I believe we're otherwise good on global state / bitstreams in the core library code, and #1925 will resolve it similarly in the unit tests.

SPEC 8

TLDR: Complements SPEC 6 and is more targeted at supply chain security (eg pypa distribution).

Broadly, I think we're pretty good on this front through our github action for publishing, but there may be things we can improve upon.

bmcfee avatar May 27 '25 18:05 bmcfee

SPEC 1 and 7 are now endorsed in the 1.0 branch as of #1960

bmcfee avatar Jul 18 '25 14:07 bmcfee

A couple more follow-ups on this:

SPEC0

If we hit a release for 2025.Q3, our min versions would be as follows:

  • numpy 1.26 (currently 1.22.3). We currently have an upper version pin at 1.24 for historical doc builds, but I think this is no longer necessary once we move the build limits to 0.10, 0.11, and 1.0.
  • scipy 1.11 (currently 1.8). We have an upper pin currently at 1.13.0, so this should be ok. Maybe no longer necessary though.
  • matplotlib 3.8 (currently 3.5.0)
  • sklearn 1.3 (currently 1.1)
  • python 3.9 (maybe 3.10, depending on exact timing)

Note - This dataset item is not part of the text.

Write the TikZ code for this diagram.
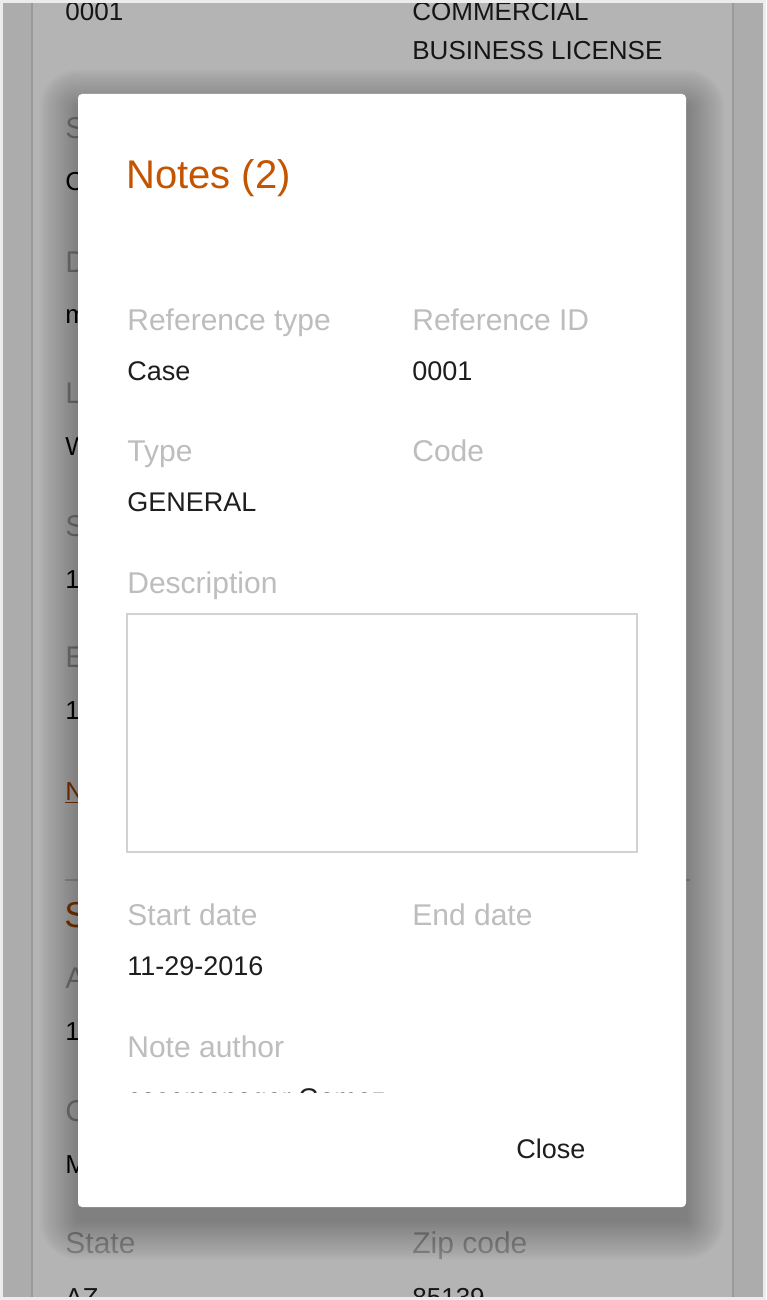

In general, I think these are all pretty smooth transitions relative to our current min pins. Probably it's fine to nudge our version requirements in this direction anyway, even if we don't fully commit to endorsing the spec.

SPEC4

I want to punt on this one for now, but we should do it at some point.

SPEC6

I'm not sure there's much to do for this. We do have a few secrets (API tokens etc) that are all managed through github. Package publishing is done through trusted publisher (pypi) or merging to conda-forge, so there are no secrets involved. (This can and should be documented in our contributing guidelines.) That said, it would be a good idea to grant access to at least one other person as maintainer on pypi in case I get hit by a bus or something.

The one exception is our twitter account, which we have kept dormant since the hostile takeover. I suppose we could at some point branch back out into social media (bluesky, mastodon, whatever), but I'm not terribly eager to do so.

SPEC8

I don't think we can endorse this one:

Workflows that publish release artifacts should have run triggers that require intentional actions by the release team (e.g., workflow_dispatch in GitHub Actions) and require multiple release team members to approve the workflow to run (c.f. “Use GitHub Actions environments” section below). This is to safeguard the project from any one maintainer having the ability to commit to the default branch and make a release directly.

We do have run triggers, but we just don't have enough active maintainers to make multiple approval practical.

We could still adopt some of the other recommendations though:

are both entirely doable.

Everything else I think we're more or less in compliance with already.